## Given information
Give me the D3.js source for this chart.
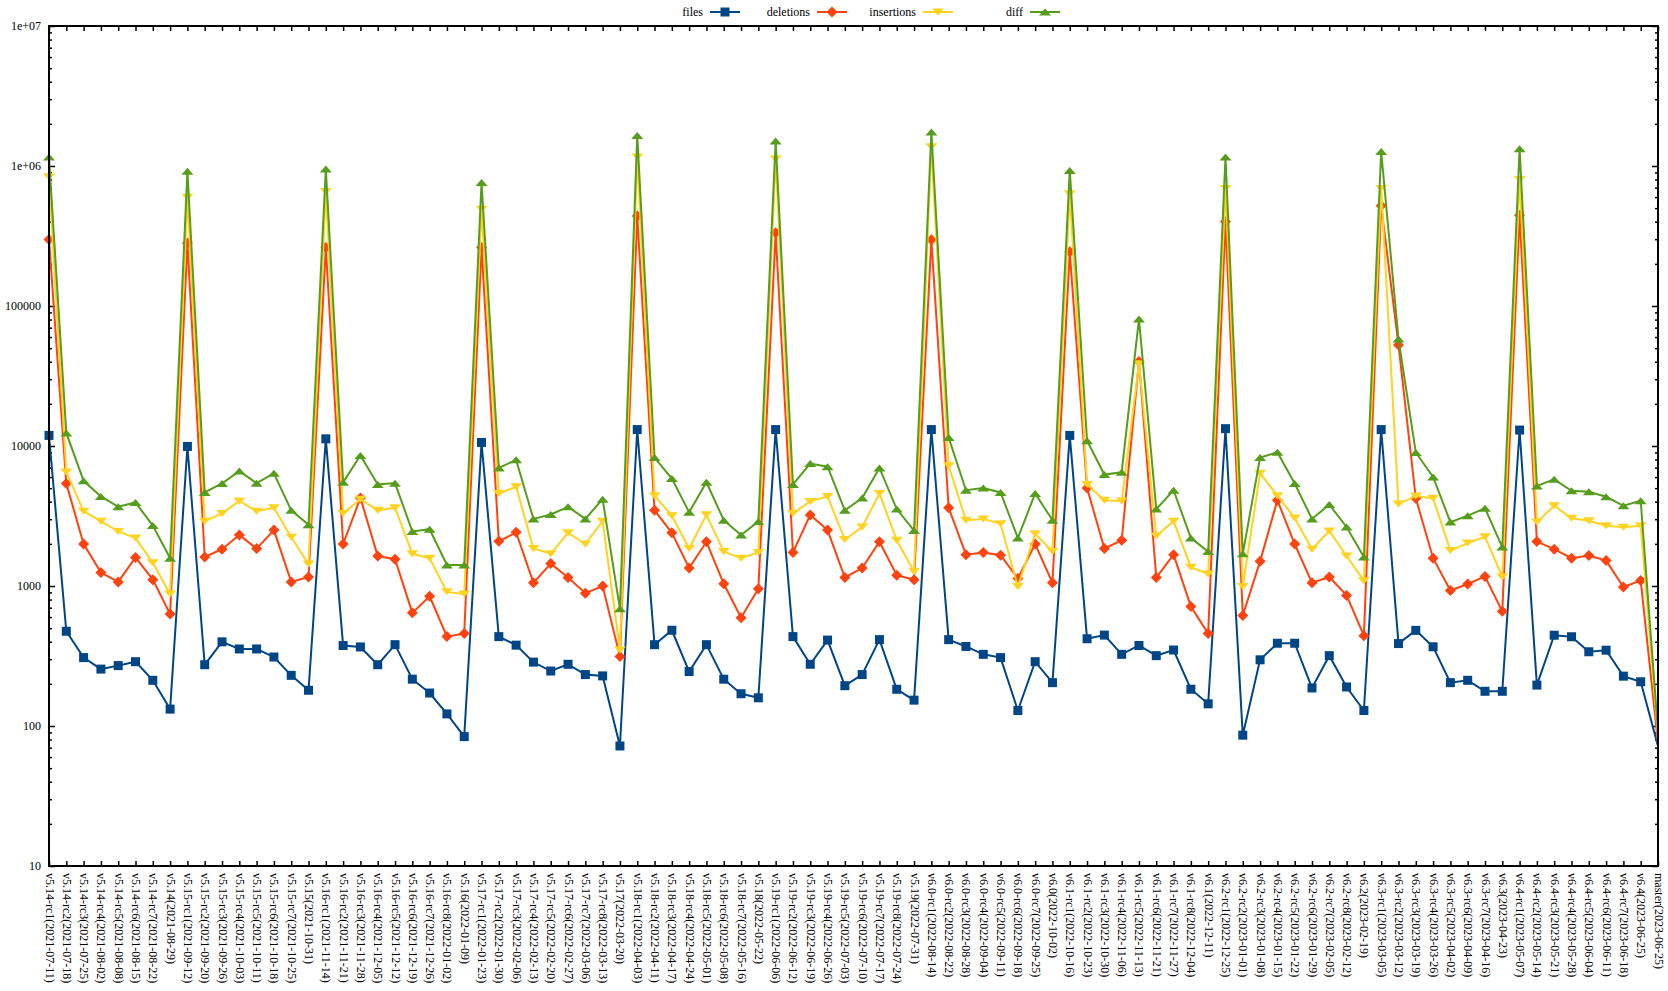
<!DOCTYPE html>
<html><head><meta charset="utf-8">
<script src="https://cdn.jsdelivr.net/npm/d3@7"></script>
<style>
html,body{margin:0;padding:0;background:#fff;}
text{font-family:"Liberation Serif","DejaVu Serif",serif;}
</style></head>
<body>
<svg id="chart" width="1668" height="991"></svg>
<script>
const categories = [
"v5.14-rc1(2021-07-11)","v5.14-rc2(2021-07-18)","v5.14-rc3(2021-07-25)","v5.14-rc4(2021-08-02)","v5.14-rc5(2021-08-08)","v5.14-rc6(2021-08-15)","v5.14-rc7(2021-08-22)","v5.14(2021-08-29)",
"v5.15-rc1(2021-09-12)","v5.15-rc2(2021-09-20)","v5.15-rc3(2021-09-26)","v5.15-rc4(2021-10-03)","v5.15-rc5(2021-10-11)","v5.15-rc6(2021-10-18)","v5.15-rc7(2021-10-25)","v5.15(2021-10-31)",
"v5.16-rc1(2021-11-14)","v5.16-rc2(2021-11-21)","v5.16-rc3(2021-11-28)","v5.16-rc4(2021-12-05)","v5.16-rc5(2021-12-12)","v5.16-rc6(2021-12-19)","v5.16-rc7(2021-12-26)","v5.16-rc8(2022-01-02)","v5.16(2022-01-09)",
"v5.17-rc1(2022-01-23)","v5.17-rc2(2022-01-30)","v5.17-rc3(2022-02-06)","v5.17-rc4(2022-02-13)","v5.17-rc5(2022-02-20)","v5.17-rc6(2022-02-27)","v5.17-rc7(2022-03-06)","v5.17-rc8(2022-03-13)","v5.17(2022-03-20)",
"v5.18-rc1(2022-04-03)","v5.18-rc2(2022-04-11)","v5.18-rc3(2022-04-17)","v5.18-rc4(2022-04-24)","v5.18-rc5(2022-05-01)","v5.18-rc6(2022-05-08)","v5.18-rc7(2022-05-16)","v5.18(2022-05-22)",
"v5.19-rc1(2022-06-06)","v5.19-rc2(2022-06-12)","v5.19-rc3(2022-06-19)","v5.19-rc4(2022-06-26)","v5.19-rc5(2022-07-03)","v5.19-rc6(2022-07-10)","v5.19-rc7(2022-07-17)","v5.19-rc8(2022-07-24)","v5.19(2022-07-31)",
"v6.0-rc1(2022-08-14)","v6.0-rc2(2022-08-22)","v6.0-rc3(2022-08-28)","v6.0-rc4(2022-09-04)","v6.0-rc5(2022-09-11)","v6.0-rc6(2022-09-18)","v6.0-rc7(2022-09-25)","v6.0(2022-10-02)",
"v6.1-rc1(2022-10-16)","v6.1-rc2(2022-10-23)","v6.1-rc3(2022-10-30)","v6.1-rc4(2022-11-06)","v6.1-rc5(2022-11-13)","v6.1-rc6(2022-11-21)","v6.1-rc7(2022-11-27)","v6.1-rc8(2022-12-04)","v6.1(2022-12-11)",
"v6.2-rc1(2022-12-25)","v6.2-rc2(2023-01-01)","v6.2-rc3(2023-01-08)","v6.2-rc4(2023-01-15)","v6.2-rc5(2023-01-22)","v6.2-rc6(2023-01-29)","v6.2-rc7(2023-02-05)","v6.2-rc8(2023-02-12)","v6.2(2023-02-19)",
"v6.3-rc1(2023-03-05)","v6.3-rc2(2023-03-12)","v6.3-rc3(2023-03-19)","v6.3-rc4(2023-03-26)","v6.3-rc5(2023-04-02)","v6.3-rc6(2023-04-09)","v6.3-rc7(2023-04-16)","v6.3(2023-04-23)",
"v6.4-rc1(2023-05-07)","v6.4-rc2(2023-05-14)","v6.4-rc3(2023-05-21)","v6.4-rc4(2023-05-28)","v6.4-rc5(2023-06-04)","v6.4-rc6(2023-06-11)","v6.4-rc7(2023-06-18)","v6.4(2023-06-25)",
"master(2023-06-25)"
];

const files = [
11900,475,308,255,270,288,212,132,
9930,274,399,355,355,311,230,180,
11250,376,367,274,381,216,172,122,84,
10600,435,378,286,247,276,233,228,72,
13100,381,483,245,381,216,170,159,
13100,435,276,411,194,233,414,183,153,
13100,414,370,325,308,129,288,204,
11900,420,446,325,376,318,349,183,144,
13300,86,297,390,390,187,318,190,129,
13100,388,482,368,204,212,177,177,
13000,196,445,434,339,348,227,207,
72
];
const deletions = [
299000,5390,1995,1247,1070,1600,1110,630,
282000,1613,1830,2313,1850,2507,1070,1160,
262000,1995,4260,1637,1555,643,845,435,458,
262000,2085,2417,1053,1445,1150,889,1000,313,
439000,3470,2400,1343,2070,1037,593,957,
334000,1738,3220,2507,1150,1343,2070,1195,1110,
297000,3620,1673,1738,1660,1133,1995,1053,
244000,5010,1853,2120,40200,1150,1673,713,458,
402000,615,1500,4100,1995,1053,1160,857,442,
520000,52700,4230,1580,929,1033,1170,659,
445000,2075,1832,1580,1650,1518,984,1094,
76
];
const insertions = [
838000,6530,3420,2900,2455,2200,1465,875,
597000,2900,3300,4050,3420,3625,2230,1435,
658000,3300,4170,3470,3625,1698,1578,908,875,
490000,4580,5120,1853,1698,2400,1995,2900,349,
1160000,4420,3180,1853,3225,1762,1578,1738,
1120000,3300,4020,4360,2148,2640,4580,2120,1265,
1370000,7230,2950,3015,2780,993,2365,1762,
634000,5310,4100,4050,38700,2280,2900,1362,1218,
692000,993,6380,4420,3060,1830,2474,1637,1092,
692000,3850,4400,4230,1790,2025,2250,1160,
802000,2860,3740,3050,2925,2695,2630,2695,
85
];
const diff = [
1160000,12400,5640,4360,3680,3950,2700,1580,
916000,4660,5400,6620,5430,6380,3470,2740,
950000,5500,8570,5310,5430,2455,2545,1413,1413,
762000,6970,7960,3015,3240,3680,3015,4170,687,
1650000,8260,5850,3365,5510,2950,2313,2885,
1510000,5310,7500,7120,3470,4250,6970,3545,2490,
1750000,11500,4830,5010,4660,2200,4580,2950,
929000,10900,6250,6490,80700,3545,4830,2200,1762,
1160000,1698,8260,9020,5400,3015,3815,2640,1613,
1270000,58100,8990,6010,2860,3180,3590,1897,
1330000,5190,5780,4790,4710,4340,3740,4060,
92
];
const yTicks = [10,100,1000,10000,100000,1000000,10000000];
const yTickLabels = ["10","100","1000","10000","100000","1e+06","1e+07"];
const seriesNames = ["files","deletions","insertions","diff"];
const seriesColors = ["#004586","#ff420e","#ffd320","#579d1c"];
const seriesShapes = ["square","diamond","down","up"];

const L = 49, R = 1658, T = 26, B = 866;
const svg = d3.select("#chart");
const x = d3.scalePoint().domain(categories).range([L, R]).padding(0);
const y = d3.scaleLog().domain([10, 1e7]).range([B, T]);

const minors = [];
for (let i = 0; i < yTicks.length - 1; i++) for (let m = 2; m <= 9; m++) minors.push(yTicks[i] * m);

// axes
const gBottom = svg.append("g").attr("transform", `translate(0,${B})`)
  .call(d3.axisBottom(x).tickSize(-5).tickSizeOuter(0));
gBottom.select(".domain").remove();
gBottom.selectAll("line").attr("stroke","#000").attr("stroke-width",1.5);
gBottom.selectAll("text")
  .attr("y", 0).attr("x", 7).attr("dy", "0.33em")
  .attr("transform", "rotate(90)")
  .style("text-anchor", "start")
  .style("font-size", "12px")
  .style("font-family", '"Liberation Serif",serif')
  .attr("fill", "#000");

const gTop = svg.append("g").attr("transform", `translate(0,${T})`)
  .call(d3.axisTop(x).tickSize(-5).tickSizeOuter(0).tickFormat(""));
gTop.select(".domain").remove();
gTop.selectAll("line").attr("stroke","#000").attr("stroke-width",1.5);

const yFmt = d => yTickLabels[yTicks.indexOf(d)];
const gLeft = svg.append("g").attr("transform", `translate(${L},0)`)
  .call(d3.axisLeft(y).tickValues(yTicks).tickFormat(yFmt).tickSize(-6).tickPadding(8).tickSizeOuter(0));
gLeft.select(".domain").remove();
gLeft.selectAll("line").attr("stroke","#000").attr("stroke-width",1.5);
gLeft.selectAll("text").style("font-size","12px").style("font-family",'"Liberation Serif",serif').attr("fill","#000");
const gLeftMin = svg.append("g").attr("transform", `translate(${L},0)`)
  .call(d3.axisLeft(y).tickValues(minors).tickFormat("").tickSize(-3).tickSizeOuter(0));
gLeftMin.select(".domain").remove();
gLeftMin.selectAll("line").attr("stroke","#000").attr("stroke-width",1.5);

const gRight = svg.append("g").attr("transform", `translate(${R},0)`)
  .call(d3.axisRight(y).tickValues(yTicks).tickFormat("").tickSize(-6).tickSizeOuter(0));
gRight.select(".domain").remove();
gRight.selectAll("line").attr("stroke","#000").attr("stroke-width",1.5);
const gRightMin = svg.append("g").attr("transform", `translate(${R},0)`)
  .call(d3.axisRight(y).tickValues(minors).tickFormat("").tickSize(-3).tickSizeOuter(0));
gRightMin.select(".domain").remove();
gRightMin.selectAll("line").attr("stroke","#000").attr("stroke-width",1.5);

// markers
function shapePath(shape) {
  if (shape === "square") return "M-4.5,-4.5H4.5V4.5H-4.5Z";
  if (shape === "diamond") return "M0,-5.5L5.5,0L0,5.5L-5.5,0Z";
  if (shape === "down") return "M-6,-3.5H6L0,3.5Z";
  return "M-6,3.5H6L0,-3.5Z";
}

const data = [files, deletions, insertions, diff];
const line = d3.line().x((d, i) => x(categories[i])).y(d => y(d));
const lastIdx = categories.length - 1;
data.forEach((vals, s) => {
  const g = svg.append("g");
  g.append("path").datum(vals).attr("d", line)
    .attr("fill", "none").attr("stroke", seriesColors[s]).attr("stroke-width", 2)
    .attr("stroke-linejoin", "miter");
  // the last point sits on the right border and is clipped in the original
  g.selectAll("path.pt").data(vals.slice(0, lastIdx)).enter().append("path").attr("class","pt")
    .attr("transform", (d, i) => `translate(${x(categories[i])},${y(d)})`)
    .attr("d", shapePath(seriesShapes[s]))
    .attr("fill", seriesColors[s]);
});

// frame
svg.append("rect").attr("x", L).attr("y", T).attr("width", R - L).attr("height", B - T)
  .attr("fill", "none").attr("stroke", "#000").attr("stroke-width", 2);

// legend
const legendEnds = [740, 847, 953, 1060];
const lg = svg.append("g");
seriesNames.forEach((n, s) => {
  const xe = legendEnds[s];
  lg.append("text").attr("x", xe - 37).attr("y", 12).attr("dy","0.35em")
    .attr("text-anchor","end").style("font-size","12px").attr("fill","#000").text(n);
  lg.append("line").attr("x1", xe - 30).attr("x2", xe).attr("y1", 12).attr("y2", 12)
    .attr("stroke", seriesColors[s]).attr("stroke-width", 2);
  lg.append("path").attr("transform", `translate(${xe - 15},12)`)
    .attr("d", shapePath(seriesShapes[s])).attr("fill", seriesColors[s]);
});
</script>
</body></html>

## What is asked
In the listing above, find the lines holding the word "chart" and copy them.

## Final result
Give me the D3.js source for this chart.
<svg id="chart" width="1668" height="991"></svg>
const svg = d3.select("#chart");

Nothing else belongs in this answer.